Edi menjalani metode ini sekitar beberapa bulan, sebelum si makelar terkena masalah. Gara-gara anak makelar ditangkap polisi karena kasus narkoba, uang sewa tiba-tiba seret. Seminggu kadang hanya bisa diambil 3 kali, bahkan tak jarang tak bisa diambil sama sekali. Bilangnya, mobilnya nggak laku. Ternyata, mobilnya laku, hanya saja uangnya tak disetor ke Edi. Mau tak mau, Edi berhenti memilih untuk dikelola sendiri.
Awalnya Edi takut juga kalau bisnis sewa mobilnya seret karena dia tak lagi punya makelar yang bisa membantunya. Maka dari itu, Edi mulai ambil job jadi sopir pribadi orang-orang yang butuh jasa seperti ini.
“Orang kaya yang nggak punya sopir pribadi itu sebenarnya banyak, Mas. Nah, aku ambil jasa kayak gini dan laku ternyata. Kalau pas rame, seminggu aku beneran nggak libur. Padahal ya kadang cuma nganter antarkabupaten tok. Kadang malah aku dipanggil buat ambil laundry.
“Lho kok iso, Pak?”
“Orang kaya memang aneh-aneh, Mas. Nyuci baju aja maunya di kota.”
Gara-gara jadi sopir pribadi inilah, Edi bisa menyebarkan informasi kalau dia juga punya mobil untuk disewa. Dari bos-bos yang sering memakai jasanya itulah Edi menjalin koneksi. Akhirnya, sejak itu, sekitar 2017 hingga sekarang, mobilnya hampir tak pernah selo.
“Saking ramainya, Mas, waktu datengin wisuda anakku, aku sewa mobil orang. Lha pie, saking ramene je. Tapi ya lucu, pemilik bisnis sewa mobil malah nyewa mobil.”

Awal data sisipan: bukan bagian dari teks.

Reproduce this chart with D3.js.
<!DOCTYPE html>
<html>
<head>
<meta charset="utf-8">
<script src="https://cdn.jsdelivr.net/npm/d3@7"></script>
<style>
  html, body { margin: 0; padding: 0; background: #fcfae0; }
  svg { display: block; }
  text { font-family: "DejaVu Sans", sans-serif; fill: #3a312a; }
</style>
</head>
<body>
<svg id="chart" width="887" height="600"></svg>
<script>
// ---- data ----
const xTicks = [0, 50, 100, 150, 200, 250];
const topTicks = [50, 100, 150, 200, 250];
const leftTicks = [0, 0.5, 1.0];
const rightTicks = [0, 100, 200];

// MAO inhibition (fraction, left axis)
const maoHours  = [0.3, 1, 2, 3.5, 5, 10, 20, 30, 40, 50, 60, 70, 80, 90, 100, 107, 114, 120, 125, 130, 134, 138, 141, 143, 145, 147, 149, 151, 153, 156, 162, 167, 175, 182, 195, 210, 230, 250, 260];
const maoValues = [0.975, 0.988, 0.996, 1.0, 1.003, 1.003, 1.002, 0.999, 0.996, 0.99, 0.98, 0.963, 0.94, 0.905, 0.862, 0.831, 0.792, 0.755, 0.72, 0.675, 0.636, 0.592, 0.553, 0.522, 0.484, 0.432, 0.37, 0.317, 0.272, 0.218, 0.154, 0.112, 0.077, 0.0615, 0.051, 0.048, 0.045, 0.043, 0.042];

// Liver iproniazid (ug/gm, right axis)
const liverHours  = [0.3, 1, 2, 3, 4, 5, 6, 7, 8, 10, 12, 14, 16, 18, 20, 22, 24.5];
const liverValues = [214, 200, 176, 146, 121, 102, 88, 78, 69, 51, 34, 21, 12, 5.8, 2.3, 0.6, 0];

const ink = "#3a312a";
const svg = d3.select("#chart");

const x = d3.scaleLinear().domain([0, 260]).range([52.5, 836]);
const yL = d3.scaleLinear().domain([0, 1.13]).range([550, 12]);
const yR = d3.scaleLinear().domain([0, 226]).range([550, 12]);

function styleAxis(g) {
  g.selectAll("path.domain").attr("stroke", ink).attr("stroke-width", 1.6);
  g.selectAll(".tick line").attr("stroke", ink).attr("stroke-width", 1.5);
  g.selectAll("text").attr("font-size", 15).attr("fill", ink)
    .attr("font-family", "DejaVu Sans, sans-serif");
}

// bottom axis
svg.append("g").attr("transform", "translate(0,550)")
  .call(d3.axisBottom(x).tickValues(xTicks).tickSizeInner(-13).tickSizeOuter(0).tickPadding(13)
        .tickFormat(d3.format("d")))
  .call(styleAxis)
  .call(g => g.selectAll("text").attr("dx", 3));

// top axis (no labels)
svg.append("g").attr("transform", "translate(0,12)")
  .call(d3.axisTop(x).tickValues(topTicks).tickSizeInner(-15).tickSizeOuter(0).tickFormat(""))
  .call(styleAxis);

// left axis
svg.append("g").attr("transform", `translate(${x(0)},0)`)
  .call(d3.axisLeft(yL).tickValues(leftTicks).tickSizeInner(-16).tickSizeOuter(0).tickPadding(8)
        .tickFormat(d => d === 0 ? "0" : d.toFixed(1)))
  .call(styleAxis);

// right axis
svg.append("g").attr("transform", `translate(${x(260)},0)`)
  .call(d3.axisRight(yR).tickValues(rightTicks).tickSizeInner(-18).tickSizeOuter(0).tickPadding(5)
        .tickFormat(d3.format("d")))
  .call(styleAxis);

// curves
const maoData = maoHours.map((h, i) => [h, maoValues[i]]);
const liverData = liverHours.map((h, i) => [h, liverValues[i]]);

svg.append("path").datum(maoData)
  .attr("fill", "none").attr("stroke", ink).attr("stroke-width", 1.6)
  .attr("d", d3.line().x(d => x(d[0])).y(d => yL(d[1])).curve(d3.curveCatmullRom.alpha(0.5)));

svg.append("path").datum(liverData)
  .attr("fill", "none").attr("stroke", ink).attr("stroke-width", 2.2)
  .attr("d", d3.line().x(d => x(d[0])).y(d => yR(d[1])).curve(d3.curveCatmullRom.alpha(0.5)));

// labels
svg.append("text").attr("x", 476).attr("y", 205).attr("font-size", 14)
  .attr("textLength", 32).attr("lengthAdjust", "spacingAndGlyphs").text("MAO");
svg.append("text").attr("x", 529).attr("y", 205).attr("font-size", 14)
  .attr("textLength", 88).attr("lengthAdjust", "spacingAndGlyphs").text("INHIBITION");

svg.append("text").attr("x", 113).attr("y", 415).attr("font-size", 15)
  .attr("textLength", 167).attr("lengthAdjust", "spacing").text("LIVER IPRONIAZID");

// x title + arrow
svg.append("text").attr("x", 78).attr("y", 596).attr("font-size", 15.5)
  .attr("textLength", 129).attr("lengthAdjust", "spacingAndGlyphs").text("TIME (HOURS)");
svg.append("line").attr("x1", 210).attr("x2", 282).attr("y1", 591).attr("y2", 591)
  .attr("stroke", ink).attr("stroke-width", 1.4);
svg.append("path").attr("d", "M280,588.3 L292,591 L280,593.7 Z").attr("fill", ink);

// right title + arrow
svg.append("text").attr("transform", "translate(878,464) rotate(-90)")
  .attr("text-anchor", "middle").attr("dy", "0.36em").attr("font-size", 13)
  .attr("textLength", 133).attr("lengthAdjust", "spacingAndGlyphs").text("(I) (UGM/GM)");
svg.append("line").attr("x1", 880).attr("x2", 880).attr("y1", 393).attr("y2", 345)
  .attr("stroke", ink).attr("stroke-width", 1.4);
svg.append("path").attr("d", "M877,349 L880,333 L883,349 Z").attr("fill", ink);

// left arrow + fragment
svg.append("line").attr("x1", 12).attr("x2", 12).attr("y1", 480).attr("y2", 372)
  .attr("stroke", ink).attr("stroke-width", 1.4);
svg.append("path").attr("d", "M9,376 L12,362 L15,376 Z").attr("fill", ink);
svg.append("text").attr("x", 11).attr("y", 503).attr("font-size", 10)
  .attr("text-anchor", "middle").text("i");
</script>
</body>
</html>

Risiko bisnis sewa mobil, unitnya digadai
Bisnis Edi bukan tanpa kendala, justru bisnis sewa mobil ini punya risiko yang kelewat besar. Salah satu risikonya adalah, unit yang disewa bisa jadi dijual atau digadaikan. Dan Edi tak sekali mengalami ini.
Katanya, dia sudah mengalami unit miliknya digadaikan 3 kali. Semua pelakunya adalah penjudi. Ini yang bikin Edi pusing, sebab, kebanyakan mobilnya disewa penjudi. Jadi dia tak bisa blacklist orang-orang tersebut.

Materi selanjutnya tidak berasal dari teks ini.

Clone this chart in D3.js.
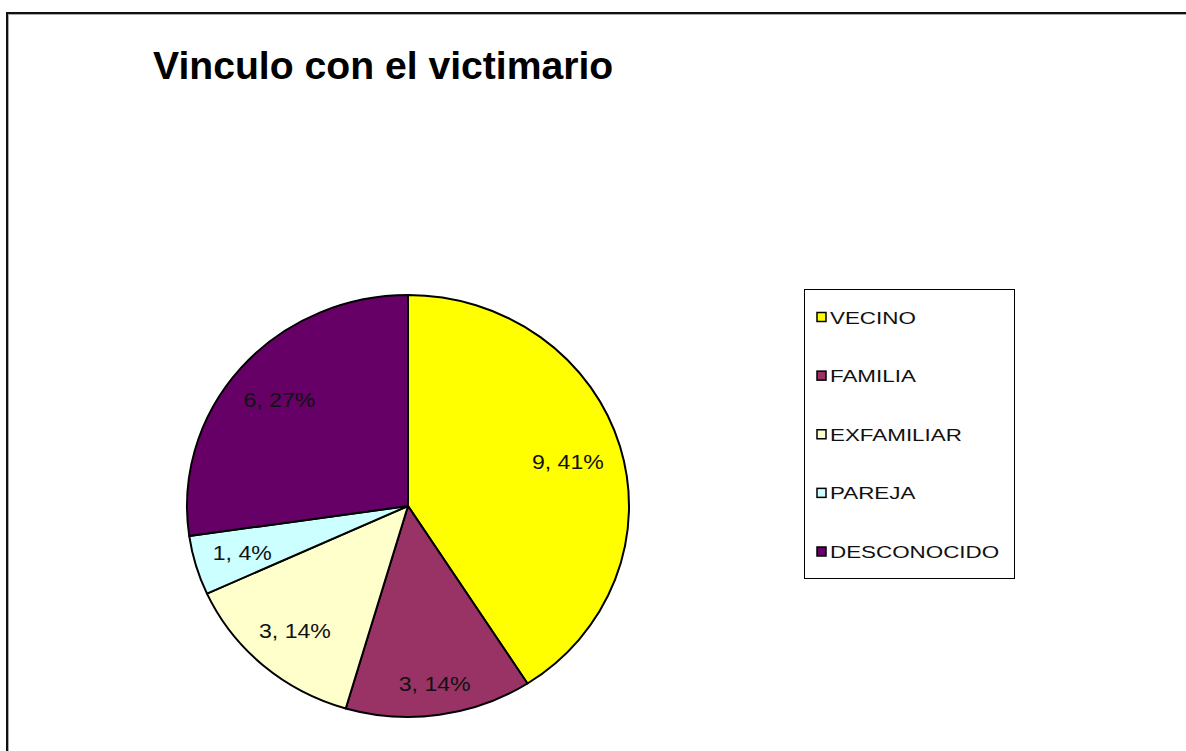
<!DOCTYPE html>
<html>
<head>
<meta charset="utf-8">
<script src="https://cdn.jsdelivr.net/npm/d3@7"></script>
<style>
  body { margin: 0; background: #fff; }
  svg { display: block; font-family: Arial, "Liberation Sans", sans-serif; }
</style>
</head>
<body>
<svg id="chart"></svg>
<script>
// data
var categories = ["VECINO", "FAMILIA", "EXFAMILIAR", "PAREJA", "DESCONOCIDO"];
var counts = [9, 3, 3, 1, 6];
var percents = [41, 14, 14, 4, 27];
var colors = ["#ffff00", "#993366", "#ffffcc", "#ccffff", "#660066"];

var width = 1186, height = 751;

var svg = d3.select("#chart")
  .attr("width", width)
  .attr("height", height);

// outer frame of the chart area
svg.append("rect")
  .attr("x", 8.5).attr("y", 14.5)
  .attr("width", 1300).attr("height", 900)
  .style("fill", "none")
  .style("stroke", "#aaa")
  .style("stroke-width", 1);
svg.append("rect")
  .attr("x", 7).attr("y", 13)
  .attr("width", 1300).attr("height", 900)
  .style("fill", "none")
  .style("stroke", "#111")
  .style("stroke-width", 2);

// title
svg.append("text")
  .attr("transform", "translate(153,79) scale(1.03,1)")
  .style("font-size", "38px")
  .style("font-weight", "bold")
  .style("fill", "#000")
  .text("Vinculo con el victimario");

// pie (slightly wider than tall, as in the original)
var cx = 408, cy = 506, rx = 221, ry = 211;

var pie = d3.pie().sort(null).value(function (d) { return d; });
var arcs = pie(counts);
var arc = d3.arc().innerRadius(0).outerRadius(ry);

var gPie = svg.append("g")
  .attr("id", "group-pie")
  .attr("transform", "translate(" + cx + "," + cy + ") scale(" + (rx / ry) + ",1)");

gPie.selectAll("path")
  .data(arcs)
  .enter().append("path")
    .attr("d", arc)
    .attr("vector-effect", "non-scaling-stroke")
    .style("fill", function (d, i) { return colors[i]; })
    .style("stroke", "#000")
    .style("stroke-width", 2)
    .style("stroke-linejoin", "round");

// data labels, placed inside near the rim
var labelSize = 21, labelScale = 1.1, capH = labelSize * 0.716, k = 0.92;
var gLabels = svg.append("g").attr("id", "group-labels");

arcs.forEach(function (d, i) {
  var t = gLabels.append("text")
    .style("font-size", labelSize + "px")
    .style("fill", "#111")
    .attr("text-anchor", "middle")
    .text(counts[i] + ", " + percents[i] + "%");
  var w = t.node().getComputedTextLength() * labelScale;
  var a = (d.startAngle + d.endAngle) / 2;
  var ux = Math.sin(a), uy = -Math.cos(a);
  var sx = ux >= 0 ? 1 : -1, sy = uy >= 0 ? 1 : -1;
  var lo = 0, hi = 1;
  for (var n = 0; n < 40; n++) {
    var m = (lo + hi) / 2;
    var px = (m * rx * ux + sx * w / 2) / (k * rx);
    var py = (m * ry * uy + sy * capH / 2) / (k * ry);
    if (px * px + py * py > 1) hi = m; else lo = m;
  }
  var lx = cx + lo * rx * ux, ly = cy + lo * ry * uy;
  t.attr("transform", "translate(" + lx + "," + (ly + capH / 2) + ") scale(" + labelScale + ",1)");
});

// legend
var legX = 804, legY = 289, legW = 210, legH = 289;
var rowY = d3.scalePoint()
  .domain(categories)
  .range([317.5, 552]);

var gLegend = svg.append("g").attr("id", "group-legend");
gLegend.append("rect")
  .attr("x", legX + 0.5).attr("y", legY + 0.5)
  .attr("width", legW).attr("height", legH)
  .style("fill", "#fff")
  .style("stroke", "#000")
  .style("stroke-width", 1);

var items = gLegend.selectAll("g.item")
  .data(categories)
  .enter().append("g")
    .attr("class", "item")
    .attr("transform", function (d) { return "translate(0," + rowY(d) + ")"; });

items.append("rect")
  .attr("x", 817).attr("y", -5)
  .attr("width", 9).attr("height", 9)
  .style("fill", function (d, i) { return colors[i]; })
  .style("stroke", "#000")
  .style("stroke-width", 1.5);

items.append("text")
  .attr("transform", "translate(830,6) scale(1.4,1)")
  .style("font-size", "16px")
  .style("fill", "#111")
  .text(function (d) { return d; });
</script>
</body>
</html>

“Penjudi itu, Mas, kalau menang, ngasih komisinya bisa 100 persen sewa. Tapi nek kalah, ya berharap nggak digadaikan aja.”
Tapi untungnya, Edi punya koneksi preman dan polisi yang lumayan luas. Jadi tiap mobilnya lewat masa sewa, dia bisa minta informasi ke banyak orang dalam sekali waktu. Maka dari itu, mobilnya selalu bisa balik meski digadai oleh penjudi. Tapi katanya sudah 4 tahun terakhir tak ada penjudi yang sewa mobilnya.
“Pak, kalau mereka punya duit buat judi, kenapa nggak beli mobil sendiri ya?” Saya iseng bertanya, karena beneran nggak paham alur pikirnya.
“Lha kalau mereka bisa mikir, nggak mungkin jadi penjudi to, Mas?”
Benar juga ya.
Hanya saja, tak berarti Edi tak kehilangan apa-apa. Dia sudah kehilangan satu unit Xenia dijual oleh orang yang tak bertanggung jawab. Dan orang tersebut adalah saudaranya sendiri.
“Bilangnya disewa setahun, Mas, itu pas 2020. 3 bulan pertama, lancar. Seterusnya kok seret. Saya pikir karena pandemi. Ternyata, sama adik saya dijual.”